O currículo escolar sempre foi palco de disputas. Afinal, pensar a Educação não é apenas refletir acerca dos processos de ensino e aprendizagem, mas consolidar um projeto de sociedade. A Educação não é apenas uma ilha isolada das outras atividades sociais. É por ela, inclusive, que conservamos alguns valores, transformamos outros e criamos formas de ser, pensar e agir.
Por esse motivo, a disputa educacional não há de se restringir aos “especialistas da Educação”, mas interessar a todos os agentes sociais, na medida em que é por ela que projetamos o tipo de País que desejamos construir.
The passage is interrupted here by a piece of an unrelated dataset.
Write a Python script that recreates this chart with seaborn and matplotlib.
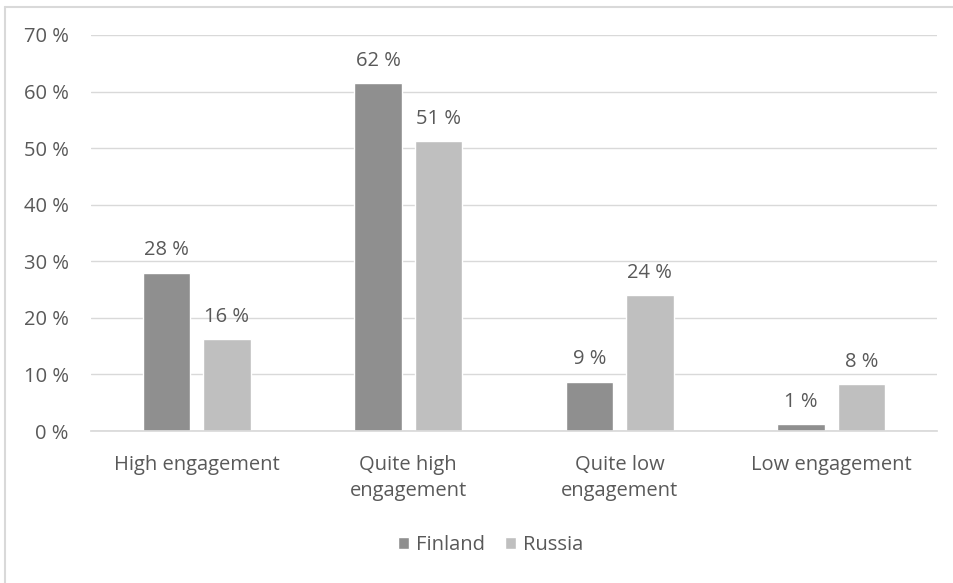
import pandas as pd
import numpy as np
import matplotlib.pyplot as plt
import seaborn as sns
from matplotlib.lines import Line2D

# Data
categories = ["High engagement", "Quite high\nengagement", "Quite low\nengagement", "Low engagement"]
finland = [28.0, 61.5, 8.7, 1.2]
russia = [16.2, 51.2, 24.0, 8.3]
finland_labels = ["28 %", "62 %", "9 %", "1 %"]
russia_labels = ["16 %", "51 %", "24 %", "8 %"]

df = pd.DataFrame({
    "category": categories * 2,
    "value": finland + russia,
    "country": ["Finland"] * 4 + ["Russia"] * 4,
})

sns.set_theme(style="white")
plt.rcParams['font.family'] = ['Open Sans', 'DejaVu Sans']
text_color = "#595959"
fs = 14.5

fig = plt.figure(figsize=(9.54, 5.83), dpi=100)
ax = fig.add_axes([0.0954, 0.2607, 0.8866, 0.6793])

sns.barplot(data=df, x="category", y="value", hue="country",
            palette=["#8f8f8f", "#bfbfbf"], width=0.572, gap=0.215,
            saturation=1, ax=ax, legend=True)

ax.set_ylim(0, 70)
ax.set_xlim(-0.5, 3.5)
ax.set_yticks(np.arange(0, 71, 10))
ax.set_yticklabels([f"{v} %" for v in range(0, 71, 10)], color=text_color, fontsize=fs)
ax.tick_params(axis="x", colors=text_color, labelsize=fs, length=0, pad=17)
ax.tick_params(axis="y", length=0, pad=16)
for t in ax.get_xticklabels():
    t.set_linespacing(1.45)
ax.yaxis.grid(True, color="#d9d9d9", linewidth=1)
ax.set_axisbelow(True)
ax.set_xlabel("")
ax.set_ylabel("")
for s in ["left", "right", "top"]:
    ax.spines[s].set_visible(False)
ax.spines["bottom"].set_color("#d9d9d9")

for cont, labels in zip(ax.containers, [finland_labels, russia_labels]):
    ax.bar_label(cont, labels=labels, padding=9, color=text_color, fontsize=fs)

handles, lbls = ax.get_legend_handles_labels()
ax.legend(handles, lbls, loc="center", bbox_to_anchor=(0.514, 1 - (545 / 583)),
          bbox_transform=fig.transFigure, ncol=2, frameon=False,
          handlelength=0.55, handleheight=0.55, handletextpad=0.35, columnspacing=1.0,
          labelcolor=text_color, fontsize=fs)

# outer chart frame (only top and left edges are visible)
fig.add_artist(Line2D([5 / 954, 1], [1 - 7 / 583, 1 - 7 / 583], transform=fig.transFigure,
                      color="#d9d9d9", linewidth=1.5))
fig.add_artist(Line2D([5 / 954, 5 / 954], [0, 1 - 7 / 583], transform=fig.transFigure,
                      color="#d9d9d9", linewidth=1.5))

fig.savefig("out.png", dpi=100)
Desde 2017 discutimos o chamado “Novo Ensino Médio”. Entre projetos de lei, reformas, contrarreformas e sanções, estamos refletindo (com mais ou menos participação popular) qual tipo de educação formal acreditamos ser a mais saudável para aqueles e aquelas que irão seguir com o projeto de Brasil (se é que esse projeto existe). Por isso, esse debate interessa a todos nós.
Para além dos meandros políticos, econômicos e ideológicos, umas das pautas centrais girava em torno da carga horária obrigatória, aquela dedicada aos componentes curriculares historicamente consolidados, como geografia, história, física, biologia, artes, filosofia, sociologia, educação física, entre outros.
Pretendia-se, em um primeiro momento, reduzir essa carga horária para colocar em seu lugar propostas mais lúdicas e empreendedoras, os chamados Itinerários Formativos, momento em que o estudante teria a oportunidade de escolher qual tipo de área de conhecimento ele gostaria de aprofundar, a saber: Matemática, Ciências da Natureza, Ciências Humanas e Linguagens.
Se a ideia parecia boa, na prática foi um desastre. Entre cursos como “Brigadeiro Gourmet”, “Quem quer ser um milionário”, “RPG” e o “O que rola por aí”, estávamos atrasando nossos estudantes por mais de duas décadas, enquanto outros países pegavam pesado nas disciplinas tradicionais e ainda colocavam em revisão a famosa “digitalização do ensino”, retornando os suportes de leitura em livros de papel, abandonando a insensatez do “ensino via tablet”.
A Câmara dos Deputados finalizou a votação da lei que cria o Novo Ensino Médio, seguindo, agora, para sanção presidencial. Naquilo que mais nos interessa: as disciplinas tradicionais passaram de 1.800 para 2.400 horas. Isso quer dizer que nossos estudantes voltarão a ter aulas relacionadas aos conteúdos socialmente construídos, universalmente validados e pedagogicamente consolidados. Sobrando, ainda, 600 horas para as disciplinas eletivas, aquele percurso em que ele pode escolher qual caminho seguir em seu processo de aprendizagem.
Vitória da sociedade e garantia do direito à Educação. Competir em pé de igualdade, em um mundo letrado e científico, significa dominar os códigos em que esse mesmo mundo se comunica. Impossível educar alguém à base da experimentação. Nosso ensino médio não pode ser um laboratório para as grandes editoras, conglomerados financeiros e outras entidades, sempre de olho nas generosas cifras das verbas educacionais.
Todo pai, mãe, educador ou educadora, deseja que nossos jovens cresçam em inteligência, integridade, trabalho e participação cidadã. E isso só será possível se for pavimentado através de educação sólida e academicamente letrada. Não podemos apoiar quem pretende inverter o processo, pois, como diria em minha terra “tem sempre algo errado quando o rabo tenta balançar o cachorro”.